• _Exercise directions_
Return the lines below exactly, from the first line to the line that contains "1.0, 0.3, 0.2];". Leave out pictures.
-- Stored data start --
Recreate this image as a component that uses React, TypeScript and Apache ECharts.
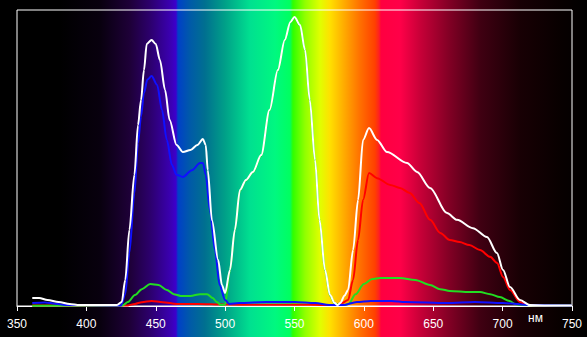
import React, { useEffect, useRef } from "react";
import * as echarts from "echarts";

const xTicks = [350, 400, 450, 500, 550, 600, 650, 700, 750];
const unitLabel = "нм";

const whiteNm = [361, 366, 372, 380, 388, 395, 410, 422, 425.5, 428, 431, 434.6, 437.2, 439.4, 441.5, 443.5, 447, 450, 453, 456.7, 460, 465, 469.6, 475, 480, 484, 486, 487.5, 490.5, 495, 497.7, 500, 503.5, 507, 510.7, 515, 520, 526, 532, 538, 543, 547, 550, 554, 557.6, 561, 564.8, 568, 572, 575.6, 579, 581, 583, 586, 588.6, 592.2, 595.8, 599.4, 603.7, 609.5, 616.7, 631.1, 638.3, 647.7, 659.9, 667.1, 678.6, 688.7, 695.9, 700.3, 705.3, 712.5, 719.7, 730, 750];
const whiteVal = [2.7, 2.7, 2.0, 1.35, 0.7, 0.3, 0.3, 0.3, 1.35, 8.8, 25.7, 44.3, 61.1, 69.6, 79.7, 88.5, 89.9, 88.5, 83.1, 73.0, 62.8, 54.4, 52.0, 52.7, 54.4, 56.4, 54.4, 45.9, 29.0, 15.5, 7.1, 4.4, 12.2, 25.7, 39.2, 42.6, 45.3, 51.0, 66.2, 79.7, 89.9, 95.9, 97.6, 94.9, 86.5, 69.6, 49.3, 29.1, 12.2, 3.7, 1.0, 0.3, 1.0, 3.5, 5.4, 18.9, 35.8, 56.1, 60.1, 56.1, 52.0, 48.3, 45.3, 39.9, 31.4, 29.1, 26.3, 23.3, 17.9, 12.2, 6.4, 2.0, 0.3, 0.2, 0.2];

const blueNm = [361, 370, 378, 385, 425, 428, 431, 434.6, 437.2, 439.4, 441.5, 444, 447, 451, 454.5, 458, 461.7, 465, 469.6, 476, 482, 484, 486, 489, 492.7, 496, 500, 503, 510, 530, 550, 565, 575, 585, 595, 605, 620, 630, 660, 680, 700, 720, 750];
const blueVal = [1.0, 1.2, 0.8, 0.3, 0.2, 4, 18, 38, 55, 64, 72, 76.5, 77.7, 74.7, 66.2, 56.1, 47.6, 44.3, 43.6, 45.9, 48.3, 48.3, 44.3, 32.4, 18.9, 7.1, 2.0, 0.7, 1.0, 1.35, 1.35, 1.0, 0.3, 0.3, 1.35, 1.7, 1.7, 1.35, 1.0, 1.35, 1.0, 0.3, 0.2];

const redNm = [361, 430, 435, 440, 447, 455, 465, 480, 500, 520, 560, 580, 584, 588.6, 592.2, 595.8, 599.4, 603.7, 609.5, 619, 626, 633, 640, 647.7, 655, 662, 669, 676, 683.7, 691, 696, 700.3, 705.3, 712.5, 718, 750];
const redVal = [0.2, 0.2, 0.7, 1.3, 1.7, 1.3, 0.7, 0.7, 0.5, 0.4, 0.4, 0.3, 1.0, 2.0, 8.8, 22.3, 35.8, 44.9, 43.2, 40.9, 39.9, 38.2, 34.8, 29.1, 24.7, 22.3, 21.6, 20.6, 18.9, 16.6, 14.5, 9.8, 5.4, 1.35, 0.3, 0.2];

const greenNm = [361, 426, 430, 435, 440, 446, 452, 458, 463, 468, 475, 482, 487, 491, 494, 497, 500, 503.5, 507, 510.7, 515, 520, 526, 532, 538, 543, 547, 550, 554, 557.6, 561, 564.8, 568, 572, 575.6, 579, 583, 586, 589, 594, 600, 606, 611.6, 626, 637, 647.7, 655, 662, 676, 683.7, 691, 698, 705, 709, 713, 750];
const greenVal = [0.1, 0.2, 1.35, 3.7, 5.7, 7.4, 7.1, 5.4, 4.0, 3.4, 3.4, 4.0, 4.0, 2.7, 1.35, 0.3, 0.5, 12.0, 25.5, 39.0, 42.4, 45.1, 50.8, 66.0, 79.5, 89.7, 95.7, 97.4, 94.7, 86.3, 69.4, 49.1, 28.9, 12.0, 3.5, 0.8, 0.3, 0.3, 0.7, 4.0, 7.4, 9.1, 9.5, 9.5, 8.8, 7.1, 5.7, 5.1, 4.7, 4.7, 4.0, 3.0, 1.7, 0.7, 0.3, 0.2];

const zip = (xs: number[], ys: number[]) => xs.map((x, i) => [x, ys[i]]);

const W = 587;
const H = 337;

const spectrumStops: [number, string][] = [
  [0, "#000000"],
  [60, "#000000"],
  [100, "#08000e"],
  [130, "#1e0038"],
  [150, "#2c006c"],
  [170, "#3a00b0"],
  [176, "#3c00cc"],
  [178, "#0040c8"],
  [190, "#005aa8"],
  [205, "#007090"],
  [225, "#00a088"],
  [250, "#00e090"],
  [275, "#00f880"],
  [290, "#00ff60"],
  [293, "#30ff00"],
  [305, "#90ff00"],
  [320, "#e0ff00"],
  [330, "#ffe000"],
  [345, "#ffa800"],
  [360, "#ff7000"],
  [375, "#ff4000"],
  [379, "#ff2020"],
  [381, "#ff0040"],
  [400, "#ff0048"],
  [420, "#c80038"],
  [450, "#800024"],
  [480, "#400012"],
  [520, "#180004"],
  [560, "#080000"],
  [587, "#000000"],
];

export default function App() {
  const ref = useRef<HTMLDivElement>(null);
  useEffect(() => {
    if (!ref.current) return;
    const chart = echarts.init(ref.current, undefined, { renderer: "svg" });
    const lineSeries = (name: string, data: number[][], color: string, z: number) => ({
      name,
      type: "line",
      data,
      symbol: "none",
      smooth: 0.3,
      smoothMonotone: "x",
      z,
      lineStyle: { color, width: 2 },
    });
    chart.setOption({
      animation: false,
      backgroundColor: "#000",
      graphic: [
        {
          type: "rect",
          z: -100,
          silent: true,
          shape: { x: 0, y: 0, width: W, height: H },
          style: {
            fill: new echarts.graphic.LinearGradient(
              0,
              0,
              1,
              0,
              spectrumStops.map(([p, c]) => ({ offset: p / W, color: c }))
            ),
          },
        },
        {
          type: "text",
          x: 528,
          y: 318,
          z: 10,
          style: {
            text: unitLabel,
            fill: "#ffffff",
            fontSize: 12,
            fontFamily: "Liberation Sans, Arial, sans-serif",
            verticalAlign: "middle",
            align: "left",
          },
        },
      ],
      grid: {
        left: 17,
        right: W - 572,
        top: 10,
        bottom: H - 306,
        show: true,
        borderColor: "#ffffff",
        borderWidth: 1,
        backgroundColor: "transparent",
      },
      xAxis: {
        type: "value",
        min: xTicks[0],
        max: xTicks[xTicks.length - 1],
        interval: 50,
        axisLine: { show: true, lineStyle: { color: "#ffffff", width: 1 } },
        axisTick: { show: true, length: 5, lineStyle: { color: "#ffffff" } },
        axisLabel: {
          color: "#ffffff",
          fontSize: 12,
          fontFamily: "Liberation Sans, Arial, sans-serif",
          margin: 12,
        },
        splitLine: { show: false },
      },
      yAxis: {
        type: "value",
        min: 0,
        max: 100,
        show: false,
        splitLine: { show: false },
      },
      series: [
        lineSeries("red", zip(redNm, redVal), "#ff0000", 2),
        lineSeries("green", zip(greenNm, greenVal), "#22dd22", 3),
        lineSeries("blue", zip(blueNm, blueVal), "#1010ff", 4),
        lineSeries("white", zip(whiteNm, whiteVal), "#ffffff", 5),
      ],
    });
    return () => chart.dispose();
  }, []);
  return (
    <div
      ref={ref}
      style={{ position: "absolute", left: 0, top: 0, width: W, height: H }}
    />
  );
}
-- Stored data end --
• _Finished task_
Recreate this image as a component that uses React, TypeScript and Apache ECharts.
import React, { useEffect, useRef } from "react";
import * as echarts from "echarts";

const xTicks = [350, 400, 450, 500, 550, 600, 650, 700, 750];
const unitLabel = "нм";

const whiteNm = [361, 366, 372, 380, 388, 395, 410, 422, 425.5, 428, 431, 434.6, 437.2, 439.4, 441.5, 443.5, 447, 450, 453, 456.7, 460, 465, 469.6, 475, 480, 484, 486, 487.5, 490.5, 495, 497.7, 500, 503.5, 507, 510.7, 515, 520, 526, 532, 538, 543, 547, 550, 554, 557.6, 561, 564.8, 568, 572, 575.6, 579, 581, 583, 586, 588.6, 592.2, 595.8, 599.4, 603.7, 609.5, 616.7, 631.1, 638.3, 647.7, 659.9, 667.1, 678.6, 688.7, 695.9, 700.3, 705.3, 712.5, 719.7, 730, 750];
const whiteVal = [2.7, 2.7, 2.0, 1.35, 0.7, 0.3, 0.3, 0.3, 1.35, 8.8, 25.7, 44.3, 61.1, 69.6, 79.7, 88.5, 89.9, 88.5, 83.1, 73.0, 62.8, 54.4, 52.0, 52.7, 54.4, 56.4, 54.4, 45.9, 29.0, 15.5, 7.1, 4.4, 12.2, 25.7, 39.2, 42.6, 45.3, 51.0, 66.2, 79.7, 89.9, 95.9, 97.6, 94.9, 86.5, 69.6, 49.3, 29.1, 12.2, 3.7, 1.0, 0.3, 1.0, 3.5, 5.4, 18.9, 35.8, 56.1, 60.1, 56.1, 52.0, 48.3, 45.3, 39.9, 31.4, 29.1, 26.3, 23.3, 17.9, 12.2, 6.4, 2.0, 0.3, 0.2, 0.2];

const blueNm = [361, 370, 378, 385, 425, 428, 431, 434.6, 437.2, 439.4, 441.5, 444, 447, 451, 454.5, 458, 461.7, 465, 469.6, 476, 482, 484, 486, 489, 492.7, 496, 500, 503, 510, 530, 550, 565, 575, 585, 595, 605, 620, 630, 660, 680, 700, 720, 750];
const blueVal = [1.0, 1.2, 0.8, 0.3, 0.2, 4, 18, 38, 55, 64, 72, 76.5, 77.7, 74.7, 66.2, 56.1, 47.6, 44.3, 43.6, 45.9, 48.3, 48.3, 44.3, 32.4, 18.9, 7.1, 2.0, 0.7, 1.0, 1.35, 1.35, 1.0, 0.3, 0.3, 1.35, 1.7, 1.7, 1.35, 1.0, 1.35, 1.0, 0.3, 0.2];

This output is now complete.